6. In-text citations. This is where you will need to have a reference guide. A few examples would be: (Strunk & White, 1979) for a book with two or more authors. The year is included. You must include in-text references when you have used information or ideas that are not yours, so that plagiarism is not an issue. If it is not general knowledge, a source must be cited. Any source you cite in-text must also be included on the final reference page, but we will get to that. Another example of in-text citation would be: ("The Blood Business," 1992) for a magazine article with no author's byline. A newspaper article would be done the same way (APA Citation Style Guide, 2006). If the articles you've found have an author's byline, their name would be listed on the reference page before the name of the article.

7. Conclusion. Your paper should have a strong conclusion and should summarize what has been stated throughout the paper. It must be directly related to the thesis statement and intention of the paper that was stated in the opening paragraph or introduction. The conclusion ties the thoughts of the paper together, and is very important in making clear what you had to say.

7. Word requirement. If a certain number of pages or words have been requested, take care of that by highlighting the words in the actual text (not including the title page or abstract) and checking the word count to be sure you are within the guidelines. A few words over usually do not detract from the paper, but a significant number of words under the requirement could be costly.

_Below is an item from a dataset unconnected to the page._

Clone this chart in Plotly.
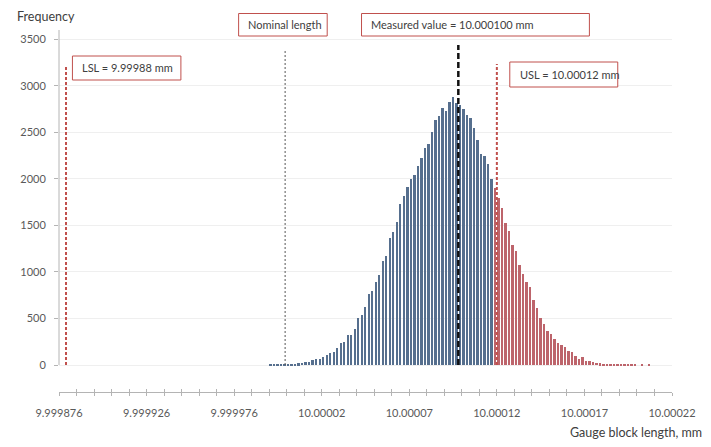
import plotly.graph_objects as go

# ---------------- data ----------------
FIRST_BIN_CENTER = 9.999997      # centre of the first (leftmost) histogram bin, mm
BIN_WIDTH = 0.000002             # histogram bin width, mm
frequencies = [
    4, 4, 5, 5, 8, 11, 12, 14, 18, 25,
    32, 36, 50, 61, 70, 82, 104, 130, 140, 179,
    240, 247, 320, 319, 387, 501, 533, 627, 759, 798,
    895, 962, 1121, 1175, 1361, 1429, 1537, 1733, 1816, 1909,
    2003, 2042, 2138, 2228, 2335, 2371, 2500, 2633, 2676, 2762,
    2733, 2823, 2885, 2812, 2794, 2748, 2686, 2655, 2552, 2420,
    2269, 2244, 2155, 2003, 1900, 1791, 1692, 1529, 1443, 1293,
    1222, 1071, 978, 892, 835, 698, 616, 509, 441, 369,
    330, 279, 240, 215, 197, 150, 140, 97, 64, 82,
    45, 39, 29, 25, 18, 14, 12, 9, 7, 6,
    5, 5, 4, 4, 4, 0, 3, 0, 3, 0,
    0, 0, 0, 0, 0, 3,
]
bin_centers = [FIRST_BIN_CENTER + i * BIN_WIDTH for i in range(len(frequencies))]

x_tick_values = [9.999876, 9.999926, 9.999976, 10.000026, 10.000076, 10.000126, 10.000176, 10.000226]
x_tick_labels = ["9.999876", "9.999926", "9.999976", "10.00002", "10.00007", "10.00012", "10.00017", "10.00022"]
y_tick_values = [0, 500, 1000, 1500, 2000, 2500, 3000, 3500]
y_tick_labels = ["0", "500", "1000", "1500", "2000", "2500", "3000", "3500"]

# reference lines: (position on axis, top of line)
LSL_POS, LSL_TOP = 9.99988, 3225
NOMINAL_POS, NOMINAL_TOP = 10.0000051, 3380
MEASURED_POS, MEASURED_TOP = 10.000104, 3440
USL_POS, USL_TOP = 10.000126, 3235

label_lsl = "LSL = 9.99988 mm"
label_nominal = "Nominal length"
label_measured = "Measured value = 10.000100 mm"
label_usl = "USL = 10.00012 mm"
x_title = "Gauge block length, mm"
y_title = "Frequency"

# ---------------- style / layout ----------------
# The page body has an 8px margin, so the figure starts at (8, 8) of the window.
PAGE_OFF = 8
W, H = 711 - PAGE_OFF, 447 - PAGE_OFF
L_PX, R_PX, T_PX, B_PX = 56, 672, 30, 392   # plot area in window pixels
FONT = "Lato, 'Open Sans', sans-serif"
BLUE = "#566F8E"
RED = "#BD646B"
BOX = "#C0504D"
TXT = "#404040"
AX = "#B4B4B4"

def px_x(px):
    return (px - L_PX) / (R_PX - L_PX)

def px_y(py):
    return (B_PX - py) / (B_PX - T_PX)

colors = [BLUE if c < USL_POS - BIN_WIDTH / 2 else RED for c in bin_centers]

fig = go.Figure()
fig.add_trace(go.Bar(
    x=bin_centers, y=frequencies, width=BIN_WIDTH * 0.55,
    marker=dict(color=colors, line=dict(width=0)),
    hoverinfo="skip", showlegend=False,
))
# dummy trace so the overlay axis (inner half of cross ticks) is drawn
fig.add_trace(go.Scatter(x=[x_tick_values[0]], y=[0], xaxis="x2", mode="markers",
                         marker=dict(opacity=0), hoverinfo="skip", showlegend=False))

minor_vals = [x_tick_values[0] + i * 0.00001 for i in range(36)]

xaxis_common = dict(
    range=[x_tick_values[0], x_tick_values[-1]],
    tickmode="array", tickvals=x_tick_values,
    showgrid=False, zeroline=False,
)
fig.update_layout(
    width=W, height=H,
    margin=dict(l=L_PX - PAGE_OFF, r=711 - R_PX, t=T_PX - PAGE_OFF, b=447 - B_PX, pad=0),
    paper_bgcolor="white", plot_bgcolor="white",
    bargap=0,
    font=dict(family=FONT, color="#595959", size=11),
    xaxis=dict(
        **xaxis_common,
        ticktext=x_tick_labels,
        showline=True, linecolor=AX, linewidth=1,
        ticks="outside", ticklen=3, tickcolor=AX, tickwidth=1,
        minor=dict(tickmode="array", tickvals=minor_vals, ticks="outside", ticklen=3, tickcolor=AX),
        ticklabelstandoff=8,
        tickfont=dict(size=11, color="#595959"),
    ),
    xaxis2=dict(
        **xaxis_common,
        overlaying="x", anchor="y", side="bottom",
        showticklabels=False, showline=False,
        ticks="inside", ticklen=3, tickcolor=AX, tickwidth=1,
        minor=dict(tickmode="array", tickvals=minor_vals, ticks="inside", ticklen=3, tickcolor=AX),
    ),
    yaxis=dict(
        range=[-290, 3600],
        tickmode="array", tickvals=y_tick_values, ticktext=y_tick_labels,
        showgrid=True, gridcolor="#EFEFEF", gridwidth=1,
        zeroline=False, showline=False,
        ticks="outside", ticklen=4, tickcolor=AX,
        ticklabelstandoff=6,
        tickfont=dict(size=11, color="#595959"),
    ),
)

# y axis line from 0 to top
fig.add_shape(type="line", xref="paper", yref="y", x0=0, x1=0, y0=0, y1=3600,
              line=dict(color=AX, width=1))

# reference lines
fig.add_shape(type="line", xref="x", yref="y", x0=LSL_POS, x1=LSL_POS, y0=0, y1=LSL_TOP,
              line=dict(color=BOX, width=2, dash="3px,2px"))
fig.add_shape(type="line", xref="x", yref="y", x0=USL_POS, x1=USL_POS, y0=0, y1=USL_TOP,
              line=dict(color=BOX, width=2, dash="3px,2px"))
fig.add_shape(type="line", xref="x", yref="y", x0=NOMINAL_POS, x1=NOMINAL_POS, y0=0, y1=NOMINAL_TOP,
              line=dict(color="#555555", width=1, dash="2px,2px"))
fig.add_shape(type="line", xref="x", yref="y", x0=MEASURED_POS, x1=MEASURED_POS, y0=0, y1=MEASURED_TOP,
              line=dict(color="#111111", width=2.5, dash="6px,3px"))

# label boxes (window-pixel rectangles) and their texts
boxes = [
    (label_lsl, 69.5, 178.5, 56, 80, 77),
    (label_nominal, 236.5, 325.5, 13.5, 36, 244),
    (label_measured, 360, 589, 13.5, 36, 368),
    (label_usl, 509, 617.5, 62, 87, 517),
]
for text, x0, x1, y0, y1, tx in boxes:
    fig.add_shape(type="rect", xref="paper", yref="paper",
                  x0=px_x(x0), x1=px_x(x1), y0=px_y(y1), y1=px_y(y0),
                  line=dict(color=BOX, width=1), fillcolor="white", layer="above")
    fig.add_annotation(xref="paper", yref="paper", x=px_x(tx), y=px_y((y0 + y1) / 2),
                       xanchor="left", yanchor="middle", text=text, showarrow=False,
                       font=dict(family=FONT, size=11, color=TXT))

# axis titles
fig.add_annotation(xref="paper", yref="paper", x=px_x(13), y=px_y(PAGE_OFF + 0.5), xanchor="left", yanchor="top",
                   borderpad=0, text=y_title, showarrow=False, font=dict(family=FONT, size=12.5, color=TXT))
fig.add_annotation(xref="paper", yref="paper", x=px_x(704), y=px_y(432), xanchor="right", yanchor="middle",
                   text=x_title, showarrow=False, font=dict(family=FONT, size=12.5, color=TXT))

fig.write_html("out.html")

8. Final reference page. Again, this is not part of the word count requirement. The reference page, according to APA style, is set up for "first line hanging," which means the first line is not indented, but the rest of the reference is. It is a backward-looking style - a reverse of what is usually seen as indentation. A guide or reference is normally required for getting this part of the paper correct. This page is also double-spaced, and the references are cited in alphabetical order. For example, the first reference may look like this, beginning with a book with three authors:

Aron, A., Aron, E., & Coups, E. (2008). Statistics for the behavioral and social sciences, a brief course. (4th ed.). Upper Saddle River, New Jersey: Pearson Education.

Keep in mind the second line is indented. It may be the first entry on the reference page, since it begins with A. This is a book with three authors. The date is always in parentheses after the names. The title of the book is next, with only the first word capitalized. The edition comes next, typed just the way it is shown above. Then the city and state, and finally the publisher. If the city is familiar, such as New York, Boston, Chicago, or Sacramento, it is sufficient for the location and no state needs to be included.

Continue to list all your references, but do obtain a guide from the APA to be sure you have cited your references correctly. References retrieved from the Internet, for instance, have a different format. Personal interviews have yet another format, and movies, another. There are many sources of information that have different formats, all APA style.

When used frequently enough, such as in academics or in a researcher's work, the APA format for research papers becomes very familiar and can be done, in most cases, without looking it up each time. However, as stated above, it is wise to check at the APA web site occasionally to be sure the formatting procedure has not changed.